Bisogna dire però che il Giappone, con pochissima disoccupazione interna e giovani già inseriti nel mondo del lavoro direttamente dalla scuola, ha pochi tra i suoi cittadini che vogliono entrare nelle sue forze armate, formalmente di autodifesa e spesso incaricate di azioni di protezione civile. Problema causato anche da una calo di natalità irreversibile e pochissima immigrazione, spesso citata da Elon Musk in caustici tweet, principalmente per via di problemi sociolinguistici. Neppure nelle province più isolate, infatti, le liste sono lunghe e molti giovani scelgono altri impieghi, in un Paese dove il lavoro, qualsiasi esso sia, è enormemente rispettato come nelle migliori utopie socialiste.

Basti pensare che il tanto discusso articolo 9, che impedisce la ricostruzione dell’impianto militare del Giappone, non è mai stato modificato nonostante la popolarità che uno dei maggiori sostenitori di questo progetto, il defunto Shinzo Abe, aveva presso l’elettorato. Stessa cosa da parte di molti rappresentanti partiti di ispirazione buddista il cui credo da sempre cerca l’armonia e ripudia nazionalismi e guerre, venendo considerato negli anni del militarismo nipponico “nemico della nazione oltre che di derivazione straniera”, dimenticando che questi stessi editti venivano scritti con gli ideogrammi che si usano oggi, i “kanji”, nome traducibile in “caratteri cinesi”.

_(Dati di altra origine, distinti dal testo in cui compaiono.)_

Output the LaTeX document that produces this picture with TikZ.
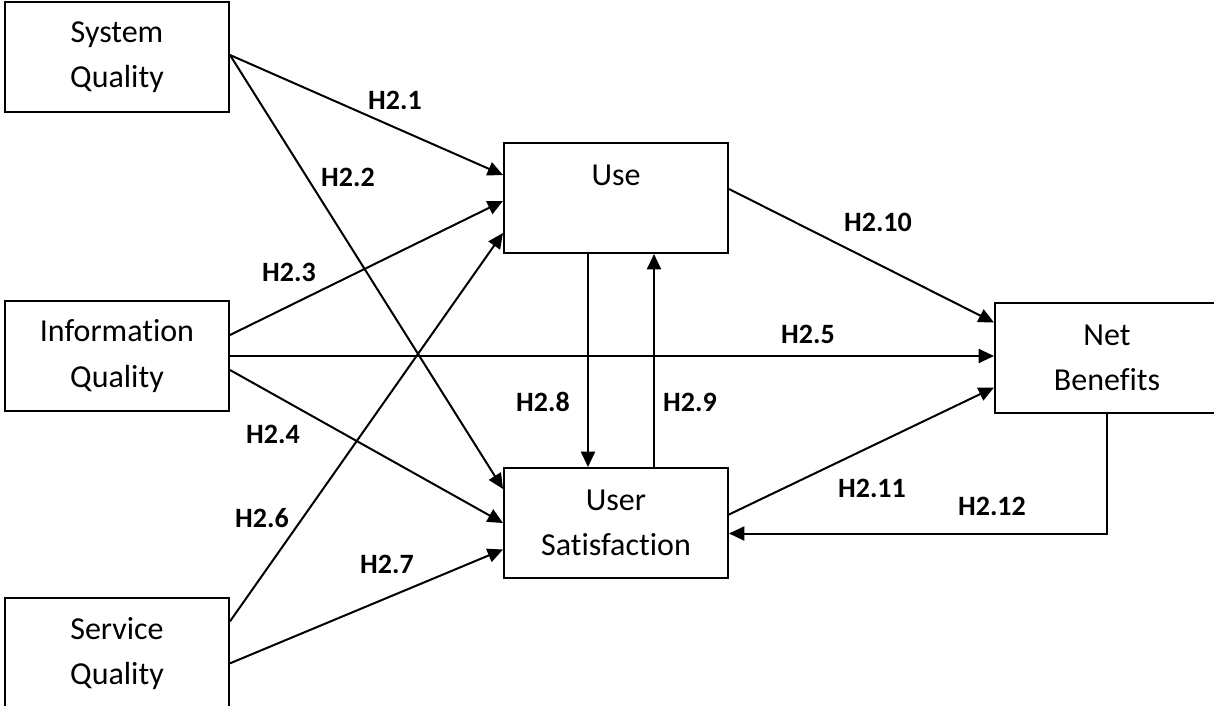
\documentclass[tikz,border=0pt]{standalone}
\usepackage{fontspec}
\setmainfont{Carlito}[Ligatures={NoCommon}]
\usetikzlibrary{arrows.meta,calc,positioning}

\begin{document}
\begin{tikzpicture}[x=0.75pt,y=-0.75pt]
\tikzstyle{main}=[rectangle, draw=black, line width=1.5pt, minimum width=168pt, minimum height=82.5pt, inner sep=0pt, align=center, font=\fontsize{24}{34}\selectfont]
\tikzstyle{hyp}=[inner sep=0pt, font=\fontsize{21}{25}\selectfont\bfseries]
\tikzstyle{connect}=[-{Triangle[length=11.5pt,width=10.5pt]}, line width=1.5pt]
\useasboundingbox (0,0) rectangle (1214,706);
  \node[main] (sysq) at (117,57) {System\\Quality};
  \node[main] (infoq) [below=140.25pt of sysq] {Information\\Quality};
  \node[main] (servq) [below=139pt of infoq] {Service\\Quality};
  \node[main] (use) [below right=21.75pt and 204.75pt of sysq] {Use\\\mbox{}};
  \node[main] (usat) [below=159.75pt of use] {User\\Satisfaction};
  \node[main] (netb) [below right=36pt and 198.75pt of use] {Net\\Benefits};
% hypothesis labels
  \node[hyp] (h21) at (395,100) {H2.1};
  \node[hyp] (h22) at (348,177) {H2.2};
  \node[hyp] (h23) at (289,272) {H2.3};
  \node[hyp] (h24) at (273,434) {H2.4};
  \node[hyp] (h25) at (808,334) {H2.5};
  \node[hyp] (h26) at (262,518) {H2.6};
  \node[hyp] (h27) at (387,564) {H2.7};
  \node[hyp] (h28) at (543,402) {H2.8};
  \node[hyp] (h29) at (690,402) {H2.9};
  \node[hyp] (h210) at (878,222) {H2.10};
  \node[hyp] (h211) at (872,488) {H2.11};
  \node[hyp] (h212) at (992,506) {H2.12};
% paths
  \draw[connect] ($(sysq.east)+(0,-2)$) -- ($(use.west)+(0,-23)$);
  \draw[connect] ($(sysq.east)+(0,-2)$) -- ($(usat.west)+(0,-34)$);
  \draw[connect] ($(infoq.east)+(0,-21)$) -- ($(use.west)+(0,3)$);
  \draw[connect] ($(infoq.east)+(0,14)$) -- (usat.west);
  \draw[connect] (infoq.east) -- (infoq.east -| netb.west);
  \draw[connect] ($(servq.east)+(0,-32)$) -- ($(use.west)+(0,35)$);
  \draw[connect] ($(servq.east)+(0,10)$) -- ($(usat.west)+(0,26.5)$);
  \draw[connect] ($(use.south)+(-28,0)$) -- ($(usat.north)+(-28,0)$);
  \draw[connect] ($(usat.north)+(38,0)$) -- ($(use.south)+(38,0)$);
  \draw[connect] ($(use.east)+(0,-9)$) -- ($(netb.west)+(0,-35.5)$);
  \draw[connect] ($(usat.east)+(0,-8.5)$) -- ($(netb.west)+(0,29.5)$);
  \draw[connect] (netb.south) |- ($(usat.east)+(0,10.5)$);
\end{tikzpicture}
\end{document}
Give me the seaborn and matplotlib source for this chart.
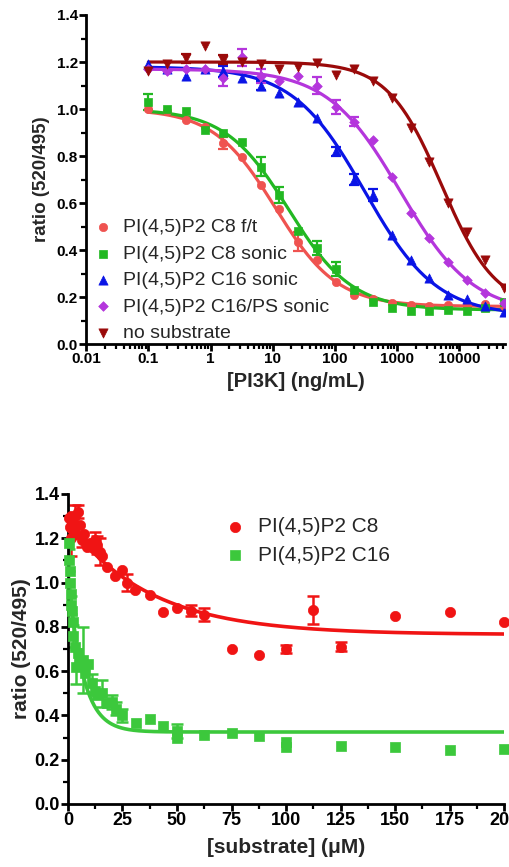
import numpy as np
import pandas as pd
import matplotlib
matplotlib.use('Agg')
import matplotlib.pyplot as plt
from matplotlib.ticker import MultipleLocator, LogLocator, NullFormatter
import seaborn as sns

# ---- top panel: [PI3K] titration (ng/mL), 2-fold dilutions ----
pi3k_conc = [0.1, 0.2, 0.4, 0.8, 1.6, 3.2, 6.4, 12.8, 25.6, 51.2, 102.4, 204.8,
             409.6, 819.2, 1638.4, 3276.8, 6553.6, 13107.2, 26214.4, 52428.8]

c8_ft = [1.00, 0.99, 0.955, 0.925, 0.855, 0.797, 0.675, 0.575, 0.435, 0.357,
         0.265, 0.21, 0.19, 0.175, 0.165, 0.16, 0.166, 0.16, 0.172, 0.16]
c8_ft_err = [0, 0, 0, 0, 0.025, 0, 0, 0, 0.04, 0, 0, 0, 0, 0, 0, 0, 0, 0, 0, 0]

c8_sonic = [1.03, 1.00, 0.99, 0.91, 0.90, 0.86, 0.755, 0.635, 0.48, 0.41,
            0.32, 0.23, 0.178, 0.153, 0.14, 0.14, 0.145, 0.14, 0.153, 0.18]
c8_sonic_err = [0.035, 0, 0, 0, 0, 0, 0.04, 0.035, 0, 0.03, 0.03, 0, 0, 0, 0, 0, 0, 0, 0, 0]

c16_sonic = [1.19, 1.17, 1.14, 1.17, 1.16, 1.13, 1.10, 1.07, 1.03, 0.96,
             0.82, 0.70, 0.634, 0.464, 0.357, 0.28, 0.21, 0.19, 0.16, 0.137]
c16_sonic_err = [0, 0, 0, 0, 0.025, 0, 0.02, 0, 0, 0, 0.02, 0.025, 0.025, 0, 0, 0, 0, 0, 0, 0]

c16ps_sonic = [1.17, 1.16, 1.17, 1.17, 1.13, 1.22, 1.14, 1.12, 1.14, 1.10,
               1.01, 0.946, 0.868, 0.71, 0.557, 0.451, 0.35, 0.272, 0.217, 0.174]
c16ps_sonic_err = [0, 0, 0, 0, 0.03, 0.035, 0.03, 0, 0, 0.035, 0.03, 0.02, 0, 0, 0, 0, 0, 0, 0, 0]

no_substrate = [1.16, 1.19, 1.215, 1.27, 1.21, 1.20, 1.19, 1.17, 1.18, 1.195,
                1.145, 1.17, 1.12, 1.045, 0.92, 0.776, 0.60, 0.478, 0.357, 0.238]
no_substrate_err = [0, 0, 0.02, 0, 0.02, 0, 0, 0, 0, 0, 0, 0, 0, 0, 0, 0, 0, 0, 0, 0]

# 4-parameter logistic fit parameters: top, bottom, EC50, hill
fit_top = [1.00, 1.00, 1.18, 1.17, 1.20]
fit_bottom = [0.16, 0.145, 0.12, 0.13, 0.15]
fit_ec50 = [11, 18, 300, 1120, 5200]
fit_hill = [0.87, 0.85, 0.75, 0.745, 1.0]

top_labels = ['PI(4,5)P2 C8 f/t', 'PI(4,5)P2 C8 sonic', 'PI(4,5)P2 C16 sonic',
              'PI(4,5)P2 C16/PS sonic', 'no substrate']
top_colors = ['#EF5350', '#22B822', '#0A14E6', '#B436DC', '#9A0A0A']
top_markers = ['o', 's', '^', 'D', 'v']
top_sizes = [36, 36, 44, 24, 44]
top_xticks = [0.01, 0.1, 1, 10, 100, 1000, 10000]
top_xticklabels = ['0.01', '0.1', '1', '10', '100', '1000', '10000']

# ---- bottom panel: substrate titration (uM) ----
c8_x = [0.4, 0.8, 1.2, 1.6, 2.0, 2.5, 3.1, 3.8, 4.7, 5.5, 6.3, 7.5, 8.6, 10.0,
        11.6, 12.5, 13.2, 14.7, 15.6, 17.7, 21.6, 24.6, 26.9, 30.7, 37.5, 43.75,
        50, 56.25, 62.5, 75, 87.5, 100, 112.5, 125, 150, 175, 200]
c8_y = [1.29, 1.25, 1.20, 1.30, 1.24, 1.27, 1.30, 1.22, 1.32, 1.26, 1.19, 1.22, 1.16, 1.18,
        1.155, 1.19, 1.17, 1.14, 1.12, 1.07, 1.03, 1.055, 1.0, 0.965, 0.944, 0.865,
        0.886, 0.873, 0.855, 0.70, 0.672, 0.70, 0.876, 0.71, 0.848, 0.866, 0.822]
c8_err = [0, 0.04, 0.08, 0, 0, 0.03, 0.05, 0, 0.03, 0, 0.03, 0, 0, 0,
          0, 0.04, 0.04, 0.06, 0, 0, 0, 0, 0.04, 0, 0, 0,
          0, 0.025, 0.03, 0, 0, 0.02, 0.065, 0.02, 0, 0, 0]

c16_x = [0.4, 0.6, 0.8, 1.0, 1.2, 1.5, 1.8, 2.2, 2.5, 3.1, 3.8, 4.5, 5.0, 7.0,
         7.8, 9.4, 10.9, 12.5, 13.2, 15.6, 17.7, 20.3, 22.0, 25.0, 31.25, 37.5,
         43.75, 50, 50, 62.5, 75, 87.5, 100, 100, 125, 150, 175, 200]
c16_y = [1.18, 1.10, 1.05, 1.00, 0.95, 0.90, 0.87, 0.82, 0.76, 0.71, 0.62, 0.68, 0.64, 0.65,
         0.59, 0.63, 0.545, 0.51, 0.49, 0.50, 0.455, 0.46, 0.43, 0.40, 0.367, 0.383,
         0.35, 0.33, 0.30, 0.31, 0.322, 0.305, 0.28, 0.255, 0.263, 0.257, 0.244, 0.248]
c16_err = [0, 0.05, 0, 0, 0, 0.04, 0, 0, 0.05, 0, 0.08, 0, 0, 0.15,
           0, 0, 0.04, 0, 0, 0.06, 0, 0.03, 0.03, 0.03, 0, 0,
           0, 0.03, 0, 0, 0, 0, 0, 0, 0, 0, 0, 0]

# one-phase decay fits: start value, plateau, rate constant
decay_y0 = [1.27, 1.05]
decay_plateau = [0.765, 0.325]
decay_k = [0.0266, 0.15]

bottom_labels = ['PI(4,5)P2 C8', 'PI(4,5)P2 C16']
bottom_colors = ['#F01414', '#3CC83C']
bottom_markers = ['o', 's']
bottom_xticks = [0, 25, 50, 75, 100, 125, 150, 175, 200]

sns.set_style('ticks')
plt.rcParams['font.family'] = ['Liberation Sans', 'DejaVu Sans']

fig = plt.figure(figsize=(5.1, 8.67), dpi=100)
ax1 = fig.add_axes([0.169, 0.6032, 0.822, 0.3795])
ax2 = fig.add_axes([0.1333, 0.0727, 0.855, 0.3576])


def style_axis(ax, tick_size):
    sns.despine(ax=ax)
    for side in ['left', 'bottom']:
        ax.spines[side].set_linewidth(2)
        ax.spines[side].set_color('black')
    ax.tick_params(which='major', direction='out', length=5, width=2,
                   labelsize=tick_size, pad=1, colors='black')
    ax.tick_params(which='minor', direction='out', length=3.5, width=1.6, colors='black')
    for lab in ax.get_xticklabels() + ax.get_yticklabels():
        lab.set_fontweight('bold')


# top panel
top_series = [c8_ft, c8_sonic, c16_sonic, c16ps_sonic, no_substrate]
top_errs = [c8_ft_err, c8_sonic_err, c16_sonic_err, c16ps_sonic_err, no_substrate_err]
grid = np.logspace(np.log10(pi3k_conc[0]), np.log10(pi3k_conc[-1]), 300)
for i, (vals, errs) in enumerate(zip(top_series, top_errs)):
    fit = fit_bottom[i] + (fit_top[i] - fit_bottom[i]) / (1 + (grid / fit_ec50[i]) ** fit_hill[i])
    sns.lineplot(x=grid, y=fit, color=top_colors[i], lw=2.3, ax=ax1, legend=False)
    df = pd.DataFrame({'conc': pi3k_conc, 'ratio': vals, 'err': errs})
    eb = df[df['err'] > 0]
    ax1.errorbar(eb['conc'], eb['ratio'], yerr=eb['err'], fmt='none',
                 ecolor=top_colors[i], elinewidth=1.6, capsize=3.5, capthick=1.6)
    sns.scatterplot(data=df, x='conc', y='ratio', marker=top_markers[i], s=top_sizes[i],
                    color=top_colors[i], edgecolor=top_colors[i], linewidth=0.5,
                    ax=ax1, label=top_labels[i], zorder=3)

ax1.set_xscale('log')
ax1.set_xlim(0.01, 55000)
ax1.set_ylim(0, 1.4)
ax1.set_xticks(top_xticks)
ax1.set_xticklabels(top_xticklabels)
ax1.xaxis.set_minor_locator(LogLocator(base=10, subs=np.arange(2, 10), numticks=20))
ax1.xaxis.set_minor_formatter(NullFormatter())
ax1.yaxis.set_major_locator(MultipleLocator(0.2))
ax1.yaxis.set_minor_locator(MultipleLocator(0.1))
ax1.set_yticklabels([f'{v:.1f}' for v in ax1.get_yticks()])
style_axis(ax1, 11)
ax1.set_xlabel('[PI3K] (ng/mL)', fontsize=14.5, fontweight='bold', labelpad=4)
ax1.set_ylabel('ratio (520/495)', fontsize=13.5, fontweight='bold', labelpad=5)
ax1.legend(loc='lower left', bbox_to_anchor=(-0.01, -0.035), frameon=False, fontsize=14,
           handlelength=0.8, handletextpad=0.6, labelspacing=0.45, borderpad=0.2,
           markerscale=1.0)

# bottom panel
bottom_x = [c8_x, c16_x]
bottom_y = [c8_y, c16_y]
bottom_err = [c8_err, c16_err]
lin = np.linspace(0, 200, 400)
for i in range(2):
    fit = decay_plateau[i] + (decay_y0[i] - decay_plateau[i]) * np.exp(-decay_k[i] * lin)
    sns.lineplot(x=lin, y=fit, color=bottom_colors[i], lw=2.6, ax=ax2, legend=False)
    df = pd.DataFrame({'conc': bottom_x[i], 'ratio': bottom_y[i], 'err': bottom_err[i]})
    eb = df[df['err'] > 0]
    ax2.errorbar(eb['conc'], eb['ratio'], yerr=eb['err'], fmt='none',
                 ecolor=bottom_colors[i], elinewidth=1.8, capsize=4, capthick=1.8)
    sns.scatterplot(data=df, x='conc', y='ratio', marker=bottom_markers[i], s=55,
                    color=bottom_colors[i], edgecolor=bottom_colors[i], linewidth=0.5,
                    ax=ax2, label=bottom_labels[i], zorder=3, clip_on=False)

ax2.set_xlim(0, 200)
ax2.set_ylim(0, 1.4)
ax2.set_xticks(bottom_xticks)
ax2.xaxis.set_minor_locator(MultipleLocator(12.5))
ax2.yaxis.set_major_locator(MultipleLocator(0.2))
ax2.yaxis.set_minor_locator(MultipleLocator(0.1))
ax2.set_yticklabels([f'{v:.1f}' for v in ax2.get_yticks()])
style_axis(ax2, 13)
ax2.set_xlabel('[substrate] (μM)', fontsize=15, fontweight='bold', labelpad=6)
ax2.set_ylabel('ratio (520/495)', fontsize=15, fontweight='bold', labelpad=2)
ax2.legend(loc='upper left', bbox_to_anchor=(0.32, 0.985), frameon=False, fontsize=15,
           handlelength=0.8, handletextpad=0.7, labelspacing=0.45)

fig.savefig('out.png', dpi=100)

La minoritaria Chiesa cattolica, da cui provengono molti esponenti della sinistra e da sempre avversa alle dinamiche belliciste del Paese (prima del Secondo conflitto mondiale l’Università di Sofia, fondata e retta dalla Compagnia di Gesù, fu l’unica a non prendere parte alle adunate patriottiche del tempo), continua anch’essa a mantenere viva l’attenzione sulla tragedia di Hiroshima e Nagasaki e s’impegna a costruire una cultura di dialogo interculturale e di pace con i cittadini. Proprio lo stesso Papa Francesco scelse la celebre foto del bambino giapponese che porta sulle spalle il corpo del fratellino morto, al crematorio di Nagasaki dopo il bombardamento, per spiegare “il frutto della guerra”. Inoltre molti “hibakusha” come quelli fuggiti in Hokkaido trovarono nei missionari francescani i migliori interlocutori per poter ricominciare una nuova vita senza sentire il peso della sconfitta sulla loro pelle. Il Giappone, in pieno boom economico nel dopoguerra, voleva nasconderli mentre preparava i grandi giochi Olimpici del 1964 con cui ritornò al tavolo delle grandi potenze. Le stesse che quest’anno celebreranno il tanto atteso G7 a Hiroshima dove, forse, anche le colombe per qualche giorno voleranno lontano per non disturbare i “sette grandi” della terra al lavoro. Anche perché di mangiare, per loro, forse non ce ne sarà molto.